• _Given instruction_: Can you transcribe every entry word for word, skipping the images?

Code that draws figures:
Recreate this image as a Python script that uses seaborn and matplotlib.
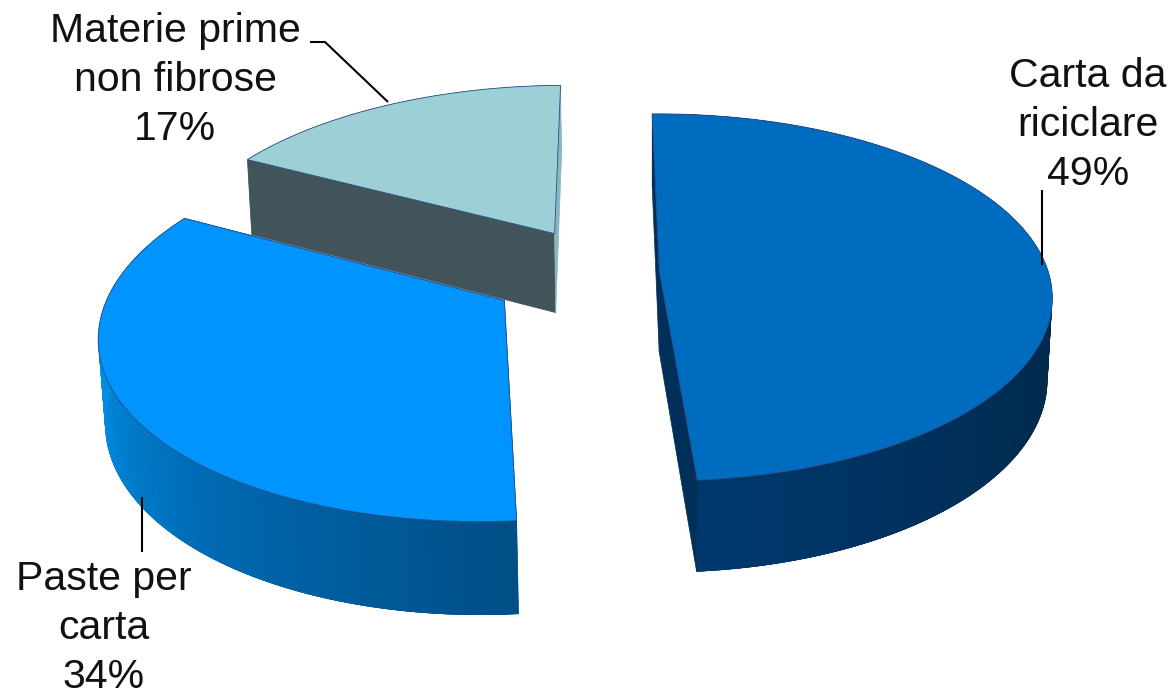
import numpy as np
import matplotlib
matplotlib.use("Agg")
import matplotlib.pyplot as plt
from matplotlib.collections import PolyCollection
from matplotlib.patches import Polygon
import seaborn as sns

# Chart data
labels = ["Carta da\nriciclare", "Paste per\ncarta", "Materie prime\nnon fibrose"]
shares = [49, 34, 17]

# Slice styling
top_colors = ["#006cc0", "#0094ff", "#9dd0d6"]
wall_stops = [
    ["#002b4e", "#002b4e", "#002b4e", "#00386e"],
    ["#004f86", "#0068b0", "#008de4", "#008de4"],
    ["#88b8be", "#88b8be", "#88b8be", "#88b8be"],
]
end_wall_colors = ["#002f5a", "#004f86", "#88b8be"]
start_wall_colors = ["#002f5a", "#004f86", "#40545a"]

# Explosion of each slice on the pie plane (pie radius = 1)
explode = [(0.024, 0.006), (-0.366, -0.155), (-0.253, 0.22)]

START_ANGLE = -1.0
CENTER_X, CENTER_Y = 650, 272
RADIUS_X, RADIUS_Y = 389, 180
PERSPECTIVE = 0.1445
THICKNESS = 82
BOTTOM_SHRINK = 0.012

label_pos = [(1088, 125), (104, 628), (175, 80)]
leaders = [
    ([1042, 1042], [190, 265]),
    ([142, 142], [497, 552]),
    ([310, 325, 388], [42, 42, 102]),
]


def project(x, y, bottom=False):
    """Perspective projection of pie plane points to pixel coordinates."""
    w = 1 + PERSPECTIVE * y
    if bottom:
        w = w + BOTTOM_SHRINK
    px = CENTER_X + RADIUS_X * x / w
    py = CENTER_Y - RADIUS_Y * y / w
    if bottom:
        py = py + THICKNESS / w
    return np.column_stack([px, py])


def draw_slice(ax, a0, a1, offset, i):
    """Draw walls and top face of one exploded slice."""
    theta = np.radians(np.linspace(a0, a1, 240))
    x = offset[0] + np.sin(theta)
    y = offset[1] + np.cos(theta)
    apex_x = np.array([offset[0]])
    apex_y = np.array([offset[1]])

    top = project(x, y)
    bot = project(x, y, bottom=True)
    apex_top = project(apex_x, apex_y)
    apex_bot = project(apex_x, apex_y, bottom=True)

    # outer wall with gradient, quads overlap so no seams show
    n = len(theta) - 1
    cols = sns.blend_palette(wall_stops[i], n_colors=n)
    quads = []
    for k in range(n):
        j = min(k + 4, n)
        quads.append([top[k], top[j], bot[j], bot[k]])
    ax.add_collection(PolyCollection(quads, facecolors=cols, edgecolors="none", zorder=i * -10 + 1))

    # radial walls
    start_wall = [top[0], bot[0], apex_bot[0], apex_top[0]]
    end_wall = [top[-1], bot[-1], apex_bot[0], apex_top[0]]
    ax.add_patch(Polygon(start_wall, fc=start_wall_colors[i], ec=start_wall_colors[i], lw=0.5, zorder=i * -10 + 2))
    ax.add_patch(Polygon(end_wall, fc=end_wall_colors[i], ec=end_wall_colors[i], lw=0.5, zorder=i * -10 + 2))

    # top face
    face = np.vstack([apex_top, top])
    ax.add_patch(Polygon(face, closed=True, fc=top_colors[i], ec="#2c4c8c", lw=0.6, joinstyle="miter", zorder=i * -10 + 3))


sns.set_theme(style="white")
plt.rcParams["font.family"] = ["Liberation Sans", "DejaVu Sans"]

fig = plt.figure(figsize=(11.75, 6.96), dpi=100)
ax = fig.add_axes([0, 0, 1, 1])
ax.set_xlim(0, 1175)
ax.set_ylim(696, 0)
ax.axis("off")

angle = START_ANGLE
for i, share in enumerate(shares):
    sweep = share / sum(shares) * 360
    draw_slice(ax, angle, angle + sweep, explode[i], i)
    angle += sweep

for lx, ly in leaders:
    ax.plot(lx, ly, color="black", lw=1.5, zorder=5, solid_capstyle="butt")

for i, label in enumerate(labels):
    ax.text(label_pos[i][0], label_pos[i][1], f"{label}\n{shares[i]}%", ha="center", va="center",
            fontsize=29.5, color="#111111", linespacing=1.37, zorder=6)

fig.savefig("out.png", dpi=100)
plt.close(fig)
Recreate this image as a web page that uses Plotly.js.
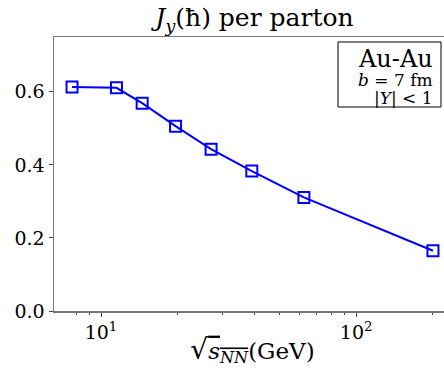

• _Expected answer_:
Recreate this image as a Python script that uses seaborn and matplotlib.
import numpy as np
import matplotlib
matplotlib.use("Agg")
import matplotlib.pyplot as plt
from matplotlib.collections import PolyCollection
from matplotlib.patches import Polygon
import seaborn as sns

# Chart data
labels = ["Carta da\nriciclare", "Paste per\ncarta", "Materie prime\nnon fibrose"]
shares = [49, 34, 17]

# Slice styling
top_colors = ["#006cc0", "#0094ff", "#9dd0d6"]
wall_stops = [
    ["#002b4e", "#002b4e", "#002b4e", "#00386e"],
    ["#004f86", "#0068b0", "#008de4", "#008de4"],
    ["#88b8be", "#88b8be", "#88b8be", "#88b8be"],
]
end_wall_colors = ["#002f5a", "#004f86", "#88b8be"]
start_wall_colors = ["#002f5a", "#004f86", "#40545a"]

# Explosion of each slice on the pie plane (pie radius = 1)
explode = [(0.024, 0.006), (-0.366, -0.155), (-0.253, 0.22)]

START_ANGLE = -1.0
CENTER_X, CENTER_Y = 650, 272
RADIUS_X, RADIUS_Y = 389, 180
PERSPECTIVE = 0.1445
THICKNESS = 82
BOTTOM_SHRINK = 0.012

label_pos = [(1088, 125), (104, 628), (175, 80)]
leaders = [
    ([1042, 1042], [190, 265]),
    ([142, 142], [497, 552]),
    ([310, 325, 388], [42, 42, 102]),
]


def project(x, y, bottom=False):
    """Perspective projection of pie plane points to pixel coordinates."""
    w = 1 + PERSPECTIVE * y
    if bottom:
        w = w + BOTTOM_SHRINK
    px = CENTER_X + RADIUS_X * x / w
    py = CENTER_Y - RADIUS_Y * y / w
    if bottom:
        py = py + THICKNESS / w
    return np.column_stack([px, py])


def draw_slice(ax, a0, a1, offset, i):
    """Draw walls and top face of one exploded slice."""
    theta = np.radians(np.linspace(a0, a1, 240))
    x = offset[0] + np.sin(theta)
    y = offset[1] + np.cos(theta)
    apex_x = np.array([offset[0]])
    apex_y = np.array([offset[1]])

    top = project(x, y)
    bot = project(x, y, bottom=True)
    apex_top = project(apex_x, apex_y)
    apex_bot = project(apex_x, apex_y, bottom=True)

    # outer wall with gradient, quads overlap so no seams show
    n = len(theta) - 1
    cols = sns.blend_palette(wall_stops[i], n_colors=n)
    quads = []
    for k in range(n):
        j = min(k + 4, n)
        quads.append([top[k], top[j], bot[j], bot[k]])
    ax.add_collection(PolyCollection(quads, facecolors=cols, edgecolors="none", zorder=i * -10 + 1))

    # radial walls
    start_wall = [top[0], bot[0], apex_bot[0], apex_top[0]]
    end_wall = [top[-1], bot[-1], apex_bot[0], apex_top[0]]
    ax.add_patch(Polygon(start_wall, fc=start_wall_colors[i], ec=start_wall_colors[i], lw=0.5, zorder=i * -10 + 2))
    ax.add_patch(Polygon(end_wall, fc=end_wall_colors[i], ec=end_wall_colors[i], lw=0.5, zorder=i * -10 + 2))

    # top face
    face = np.vstack([apex_top, top])
    ax.add_patch(Polygon(face, closed=True, fc=top_colors[i], ec="#2c4c8c", lw=0.6, joinstyle="miter", zorder=i * -10 + 3))


sns.set_theme(style="white")
plt.rcParams["font.family"] = ["Liberation Sans", "DejaVu Sans"]

fig = plt.figure(figsize=(11.75, 6.96), dpi=100)
ax = fig.add_axes([0, 0, 1, 1])
ax.set_xlim(0, 1175)
ax.set_ylim(696, 0)
ax.axis("off")

angle = START_ANGLE
for i, share in enumerate(shares):
    sweep = share / sum(shares) * 360
    draw_slice(ax, angle, angle + sweep, explode[i], i)
    angle += sweep

for lx, ly in leaders:
    ax.plot(lx, ly, color="black", lw=1.5, zorder=5, solid_capstyle="butt")

for i, label in enumerate(labels):
    ax.text(label_pos[i][0], label_pos[i][1], f"{label}\n{shares[i]}%", ha="center", va="center",
            fontsize=29.5, color="#111111", linespacing=1.37, zorder=6)

fig.savefig("out.png", dpi=100)
plt.close(fig)
Recreate this image as a web page that uses Plotly.js.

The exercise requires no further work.